Créée en 2014 par Insaf Ben Rehouma, l’association avait déjà fait entendre parler d’elle à l’occasion d’une campagne anti-gaspillage durant le mois de Ramadan 2016. « Nous avons voulu, à travers cette campagne, responsabiliser les tunisiens dans leurs habitudes de consommation durant le ramadan et leur faire prendre conscience des risques pour la santé et l’environnement ». En effet, 30% des aliments achetés pour les repas de la rupture du jeûne finissent à la poubelle. Et tout cela a un coût. Selon l’INS, le gaspillage cause une perte de 300 000 dinars par jour à la Caisse de compensation durant le mois de ramadan. Et chaque Tunisien perd en moyenne 68 dinars par mois dans le gaspillage alimentaire, soit 18% du budget dédié à l’alimentation.

Sensibiliser les élèves

Mais c’est surtout auprès des écoles que l’association se mobilise. Ainsi, de nombreux élèves des écoles du Grand Tunis ont pu bénéficier d’ateliers de recyclage, de compostage et de tri des déchets. « C’est important de travailler avec les enfants, car ils pourront introduire de nouvelles habitudes à la maison et ainsi sensibiliser leurs parents à ces questions », explique Insaf Ben Rehouma. « Notre objectif est que chaque élève prenne conscience qu’il peut limiter son empreinte écologique à travers la réduction des déchets, le recyclage ou encore le compostage », poursuit-elle. Des petits gestes qui contribuent à un meilleur environnement. Si les actions de Zero Waste Tunisia s’inscrivent pour l’instant à une petite échelle il est intéressant de constater que de nombreuses villes dans le monde se sont engagées à réduire considérablement leurs déchets.

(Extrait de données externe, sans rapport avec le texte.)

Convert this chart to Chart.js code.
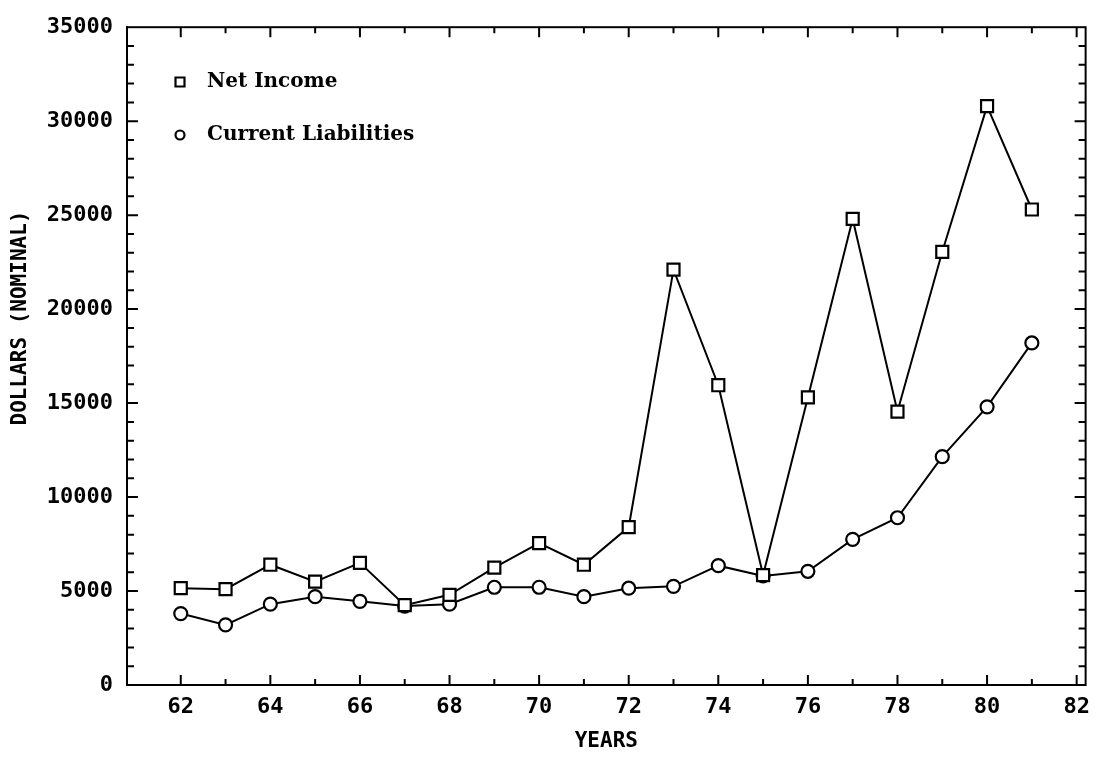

Pionnière, San Francisco s’est fixée comme objectif, il y a quinze ans, de recycler la totalité de ses rebuts à l’horizon 2020. Objectif atteint à 80 % aujourd’hui. En Europe, les pays du Sud, cherchent eux aussi des solutions alternatives face à un système de collecte des déchets chaotique et rongé par la corruption. Exemple : la commune toscane de Capannori (46 000 habitants) près de Pise, première ville d’Europe à s’être fixée un objectif de production de zéro déchet d’ici à 2020, fait aujourd’hui référence. En effet, la commune a réduit de 40% ses déchets en 10 ans, et 82% des déchets sont collectés séparément.

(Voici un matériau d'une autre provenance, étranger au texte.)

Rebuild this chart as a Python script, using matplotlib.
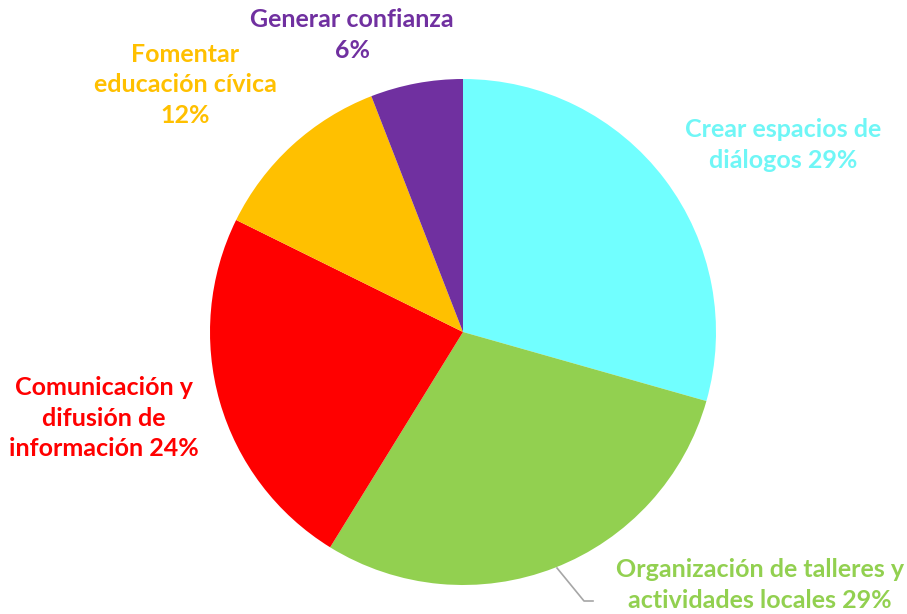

La guerre contre le plastique

En Tunisie, l’interdiction des sacs plastiques dans les supermarchés est un grand pas lorsqu’on sait qu’on en utilise un milliard chaque année. Or, ces sacs finissent souvent par s’envoler des décharges et polluent la mer et les sols. Par ailleurs, selon un rapport de la GIZ de 2014, le plastique équivaut à 11% des déchets ménagers et se place en deuxième position après les déchets organiques. Un des nœuds du problème est d’ailleurs l’emballage, voir le suremballage, souvent en plastique. Il suffit d’acheter un paquet de gâteaux pour s’en rendre compte : chaque gâteau est enveloppé dans du plastique, ils sont ensuite disposés sur une sorte de barquette en carton, et emballés à nouveau avec du plastique. Soit trois emballages pour pouvoir manger son gâteau ! Pour Insaf Ben Rehouma, il existe pourtant de nombreuses alternatives au plastique : « pour les courses nous pouvons utiliser les couffins traditionnels, pour l’achat en vrac, il y a les sacs en tissus ou les bocaux, bref, les solutions existent et elles sont réalisables ! ». Car au final l’idée du Zero Waste n’est pas de proposer des solutions qui relèvent du parcours du combattant, mais d’amener les citoyens à se débarrasser des habitudes de l’hyperconsommation et des produits emballés. Car finalement, « le meilleur déchet est celui qui n’est pas produit ».